◆ EXERCISE DATA:
— BEGIN —

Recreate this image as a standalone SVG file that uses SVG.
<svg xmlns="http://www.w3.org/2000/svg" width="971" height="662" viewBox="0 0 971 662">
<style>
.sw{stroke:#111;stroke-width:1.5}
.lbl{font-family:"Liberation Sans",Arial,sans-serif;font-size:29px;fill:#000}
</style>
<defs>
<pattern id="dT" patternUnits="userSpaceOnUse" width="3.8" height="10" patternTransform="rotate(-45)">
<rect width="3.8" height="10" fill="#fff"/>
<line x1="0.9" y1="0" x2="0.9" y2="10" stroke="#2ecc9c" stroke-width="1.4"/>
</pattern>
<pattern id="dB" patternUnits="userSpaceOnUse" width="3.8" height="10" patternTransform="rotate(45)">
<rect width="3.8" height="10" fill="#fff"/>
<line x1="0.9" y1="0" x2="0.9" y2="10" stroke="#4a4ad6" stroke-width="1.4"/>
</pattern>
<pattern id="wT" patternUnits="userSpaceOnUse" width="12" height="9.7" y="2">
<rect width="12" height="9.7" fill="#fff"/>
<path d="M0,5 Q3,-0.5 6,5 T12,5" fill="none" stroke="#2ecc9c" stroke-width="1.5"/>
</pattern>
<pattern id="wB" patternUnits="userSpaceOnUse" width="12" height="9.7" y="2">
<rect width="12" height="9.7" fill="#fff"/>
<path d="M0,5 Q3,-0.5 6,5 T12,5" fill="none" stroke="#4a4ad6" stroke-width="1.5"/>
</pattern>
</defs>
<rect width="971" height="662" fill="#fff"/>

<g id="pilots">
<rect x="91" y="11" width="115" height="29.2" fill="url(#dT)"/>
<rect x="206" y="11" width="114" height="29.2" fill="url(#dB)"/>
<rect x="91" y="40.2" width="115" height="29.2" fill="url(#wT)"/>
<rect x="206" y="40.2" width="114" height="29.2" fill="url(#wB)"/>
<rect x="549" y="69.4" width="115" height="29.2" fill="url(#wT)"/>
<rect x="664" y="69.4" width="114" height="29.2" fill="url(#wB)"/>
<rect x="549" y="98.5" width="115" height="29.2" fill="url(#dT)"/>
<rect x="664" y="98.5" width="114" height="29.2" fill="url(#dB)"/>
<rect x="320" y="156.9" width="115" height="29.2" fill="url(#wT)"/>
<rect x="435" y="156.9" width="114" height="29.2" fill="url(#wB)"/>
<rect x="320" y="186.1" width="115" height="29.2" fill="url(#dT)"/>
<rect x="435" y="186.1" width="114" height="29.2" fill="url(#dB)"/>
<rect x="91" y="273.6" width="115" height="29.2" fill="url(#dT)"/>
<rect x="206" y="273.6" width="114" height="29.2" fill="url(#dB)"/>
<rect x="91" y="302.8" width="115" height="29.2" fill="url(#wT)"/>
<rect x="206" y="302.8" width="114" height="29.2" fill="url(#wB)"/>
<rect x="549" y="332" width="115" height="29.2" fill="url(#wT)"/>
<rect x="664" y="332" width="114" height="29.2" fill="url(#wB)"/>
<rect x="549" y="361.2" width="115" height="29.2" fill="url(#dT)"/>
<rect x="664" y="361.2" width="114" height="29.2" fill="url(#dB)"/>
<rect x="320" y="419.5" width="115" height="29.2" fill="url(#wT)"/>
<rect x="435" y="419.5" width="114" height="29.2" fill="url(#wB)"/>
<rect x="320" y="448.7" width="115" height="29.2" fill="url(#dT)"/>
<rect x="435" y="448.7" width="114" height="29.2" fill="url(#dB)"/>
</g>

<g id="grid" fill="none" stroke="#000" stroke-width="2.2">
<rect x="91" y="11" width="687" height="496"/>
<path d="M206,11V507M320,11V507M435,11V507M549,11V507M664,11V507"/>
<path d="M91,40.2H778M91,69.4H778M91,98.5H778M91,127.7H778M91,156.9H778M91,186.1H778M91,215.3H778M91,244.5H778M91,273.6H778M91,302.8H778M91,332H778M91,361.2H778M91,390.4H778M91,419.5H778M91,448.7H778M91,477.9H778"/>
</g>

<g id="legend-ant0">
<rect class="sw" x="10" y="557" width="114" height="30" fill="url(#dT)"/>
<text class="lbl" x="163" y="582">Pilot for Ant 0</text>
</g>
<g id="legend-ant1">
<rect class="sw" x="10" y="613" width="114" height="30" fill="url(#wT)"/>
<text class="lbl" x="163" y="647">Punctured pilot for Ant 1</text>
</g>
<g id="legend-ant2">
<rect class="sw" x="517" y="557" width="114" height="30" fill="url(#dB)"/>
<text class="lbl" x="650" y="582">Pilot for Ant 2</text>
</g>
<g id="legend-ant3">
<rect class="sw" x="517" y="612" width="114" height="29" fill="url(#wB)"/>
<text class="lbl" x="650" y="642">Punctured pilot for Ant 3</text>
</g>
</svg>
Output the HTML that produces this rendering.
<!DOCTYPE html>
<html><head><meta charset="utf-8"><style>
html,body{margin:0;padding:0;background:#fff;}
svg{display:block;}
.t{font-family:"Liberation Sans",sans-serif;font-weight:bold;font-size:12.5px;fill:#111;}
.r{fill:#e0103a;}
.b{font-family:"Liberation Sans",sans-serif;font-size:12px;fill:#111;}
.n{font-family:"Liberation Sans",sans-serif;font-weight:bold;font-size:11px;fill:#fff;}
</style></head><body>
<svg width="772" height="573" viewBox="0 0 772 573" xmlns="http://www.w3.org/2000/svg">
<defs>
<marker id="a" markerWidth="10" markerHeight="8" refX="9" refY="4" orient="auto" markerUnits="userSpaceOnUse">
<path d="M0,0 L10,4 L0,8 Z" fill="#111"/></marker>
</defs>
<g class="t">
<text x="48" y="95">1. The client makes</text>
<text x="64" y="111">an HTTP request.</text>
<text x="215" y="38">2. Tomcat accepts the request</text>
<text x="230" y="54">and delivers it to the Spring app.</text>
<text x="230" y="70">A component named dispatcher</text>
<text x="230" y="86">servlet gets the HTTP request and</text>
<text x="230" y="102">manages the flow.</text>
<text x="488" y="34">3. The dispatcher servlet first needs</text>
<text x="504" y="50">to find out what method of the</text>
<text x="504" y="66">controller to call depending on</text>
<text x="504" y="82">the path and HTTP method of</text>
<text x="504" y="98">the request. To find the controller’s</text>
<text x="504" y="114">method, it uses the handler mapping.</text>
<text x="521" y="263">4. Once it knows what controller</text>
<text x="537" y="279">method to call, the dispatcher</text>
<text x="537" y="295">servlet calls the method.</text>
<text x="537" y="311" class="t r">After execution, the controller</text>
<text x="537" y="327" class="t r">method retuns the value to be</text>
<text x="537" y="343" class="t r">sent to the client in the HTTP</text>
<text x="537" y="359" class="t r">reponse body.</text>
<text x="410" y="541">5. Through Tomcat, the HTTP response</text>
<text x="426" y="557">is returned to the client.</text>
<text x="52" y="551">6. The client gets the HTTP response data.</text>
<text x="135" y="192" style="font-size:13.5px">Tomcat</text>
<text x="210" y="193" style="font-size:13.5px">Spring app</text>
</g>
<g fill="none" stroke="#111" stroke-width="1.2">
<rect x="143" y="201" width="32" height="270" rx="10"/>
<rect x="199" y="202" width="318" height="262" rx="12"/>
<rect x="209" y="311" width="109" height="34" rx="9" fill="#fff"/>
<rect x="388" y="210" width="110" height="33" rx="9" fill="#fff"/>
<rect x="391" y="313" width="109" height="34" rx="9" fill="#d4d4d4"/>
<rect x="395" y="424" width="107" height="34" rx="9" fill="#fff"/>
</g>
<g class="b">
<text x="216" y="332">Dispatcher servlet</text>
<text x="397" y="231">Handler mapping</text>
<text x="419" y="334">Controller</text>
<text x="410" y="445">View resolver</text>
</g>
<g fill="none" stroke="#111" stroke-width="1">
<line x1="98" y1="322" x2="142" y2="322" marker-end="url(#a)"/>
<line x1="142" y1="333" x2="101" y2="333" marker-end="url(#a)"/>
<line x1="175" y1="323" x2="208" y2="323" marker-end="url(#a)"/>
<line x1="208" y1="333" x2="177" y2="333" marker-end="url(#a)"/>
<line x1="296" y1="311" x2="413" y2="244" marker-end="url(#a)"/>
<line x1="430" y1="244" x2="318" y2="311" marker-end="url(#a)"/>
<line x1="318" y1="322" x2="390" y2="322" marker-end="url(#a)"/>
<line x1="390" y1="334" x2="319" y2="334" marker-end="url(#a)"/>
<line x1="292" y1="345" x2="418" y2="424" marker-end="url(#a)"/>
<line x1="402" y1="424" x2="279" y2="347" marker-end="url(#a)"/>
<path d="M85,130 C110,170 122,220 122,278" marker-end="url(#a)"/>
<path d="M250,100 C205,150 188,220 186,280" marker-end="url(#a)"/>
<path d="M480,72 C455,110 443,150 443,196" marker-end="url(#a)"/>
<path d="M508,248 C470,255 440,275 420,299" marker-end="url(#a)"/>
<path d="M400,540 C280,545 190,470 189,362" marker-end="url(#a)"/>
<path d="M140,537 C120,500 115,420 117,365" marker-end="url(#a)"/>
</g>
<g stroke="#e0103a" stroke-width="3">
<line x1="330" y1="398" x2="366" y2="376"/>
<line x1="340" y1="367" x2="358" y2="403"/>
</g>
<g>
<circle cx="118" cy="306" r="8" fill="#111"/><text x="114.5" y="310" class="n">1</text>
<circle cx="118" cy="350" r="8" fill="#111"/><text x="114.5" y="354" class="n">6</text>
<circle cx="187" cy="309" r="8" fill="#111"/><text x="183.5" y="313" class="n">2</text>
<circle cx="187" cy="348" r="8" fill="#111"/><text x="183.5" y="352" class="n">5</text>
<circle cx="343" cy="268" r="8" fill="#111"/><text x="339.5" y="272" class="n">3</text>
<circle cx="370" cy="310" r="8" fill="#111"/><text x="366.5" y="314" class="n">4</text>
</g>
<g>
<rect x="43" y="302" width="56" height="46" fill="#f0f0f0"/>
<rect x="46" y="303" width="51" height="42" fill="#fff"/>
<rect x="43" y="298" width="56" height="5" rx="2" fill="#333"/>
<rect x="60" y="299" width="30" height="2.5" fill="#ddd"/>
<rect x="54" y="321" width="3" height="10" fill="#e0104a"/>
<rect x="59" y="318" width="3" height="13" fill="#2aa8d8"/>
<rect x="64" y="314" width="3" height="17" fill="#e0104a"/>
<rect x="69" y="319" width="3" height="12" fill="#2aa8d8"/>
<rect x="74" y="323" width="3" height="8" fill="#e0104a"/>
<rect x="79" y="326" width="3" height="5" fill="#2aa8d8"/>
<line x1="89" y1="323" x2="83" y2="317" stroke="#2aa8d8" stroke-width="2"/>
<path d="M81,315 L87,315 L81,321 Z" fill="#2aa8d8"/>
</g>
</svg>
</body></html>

— END —

◆ WORK TO DO: Identify the lines above that contain the word "uses", then copy them.

◆ ANSWER TO THE TASK:
Recreate this image as a standalone SVG file that uses SVG.
<text x="504" y="114">method, it uses the handler mapping.</text>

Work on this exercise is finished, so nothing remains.